The shakeout tells us regulated infrastructure cannot be treated like normal SaaS.
That lesson applies across European fintech.
The categories growing fastest are not necessarily the easiest ones. In fact, many are hard because they sit close to regulation, data, risk and infrastructure. Payments are complex. Compliance is complex. Open finance is complex. Lending is complex. AI governance is complex. Embedded finance is complex. Crypto infrastructure is complex.
That complexity is the opportunity.
Simple fintech has become crowded. Complex fintech still has space.

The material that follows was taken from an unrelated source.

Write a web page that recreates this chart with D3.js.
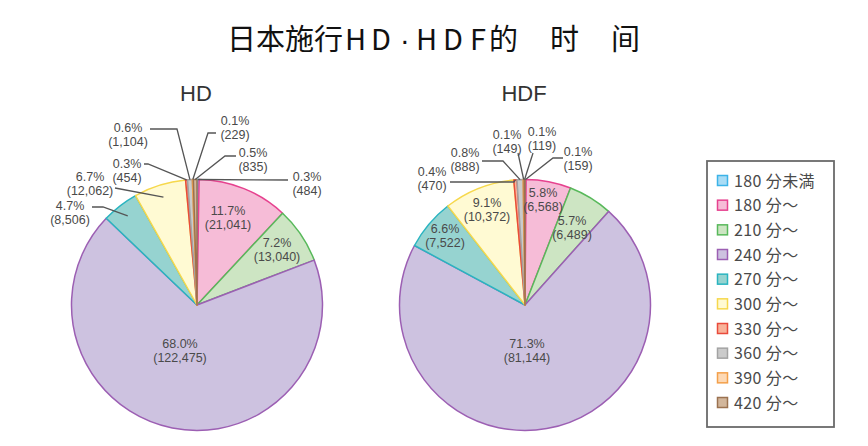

This is one of the clearest messages from the category map. European fintech is moving away from pure interface innovation and toward regulated problem-solving. The companies that win will not only be the ones with the best branding. They will be the ones that can handle the boring, difficult, expensive parts of finance better than everyone else.
That is why directories matter.
A fintech database is not just a list of companies. It is a way to see the market changing. If payments companies keep expanding, that says something. If RegTech grows, that says something. If embedded finance providers multiply, that says something. If more startups focus on AI compliance, SME finance, open banking data or financial infrastructure, those are not isolated entries. They are signs of where demand is forming.
The category mix becomes market intelligence.
For Europe, the current mix points to a few big conclusions.
First, financial infrastructure is becoming more important than consumer novelty. The companies building rails, compliance layers, identity systems, payment flows and data connections may be less visible, but they are increasingly central.
Second, regulation is becoming a market-maker. European rules do not only restrict fintech. They create demand for new tools, new processes and new types of companies.
Third, finance is being embedded into other industries. The future customer relationship may belong to platforms, marketplaces and software companies, while fintechs power the regulated layer underneath.
Fourth, data is becoming the next competitive frontier. Open banking, open finance, AI and lending all depend on better access to financial information. But the winners will be the ones that use data with trust, not just ambition.
Fifth, Europe’s fintech scene is becoming more adult. Less hype, more operational depth. Less “banking, but cooler,” more “finance, rebuilt as infrastructure.”
That maturity is not boring.
It is the sign of an industry becoming essential.
The early fintech dream was to make finance look better. Cleaner apps. Faster onboarding. Fewer branch visits. More transparent fees. Better UX. That mattered, and it still does.
But the next phase is deeper.
The fastest-growing categories show that European fintech is now working on the hidden layers: how money moves, how identity is verified, how risk is assessed, how compliance is proven, how data flows, how platforms embed finance, how AI is governed, and how small businesses access capital.
That is where the real transformation is happening.
Not always on the home screen.
Often underneath it.
And if you want to understand where European fintech is going, do not only follow the biggest brands. Follow the categories. They reveal the pressure points. They show where the market is uncomfortable. They show where regulation is forcing change. They show where banks need help. They show where platforms want new revenue. They show where customers expect more.
The fastest-growing categories are telling us that European fintech is becoming less like a collection of apps and more like a new financial operating system.
Payments are the movement layer.
RegTech is the trust layer.
Open finance is the data layer.
Embedded finance is the distribution layer.
Lending is the capital layer.
Wealthtech is the future-planning layer.
AI is the automation layer.
Infrastructure is the thing connecting all of it.
That is the real story.
European fintech is no longer just trying to make finance feel modern.
It is building the machinery that modern finance needs.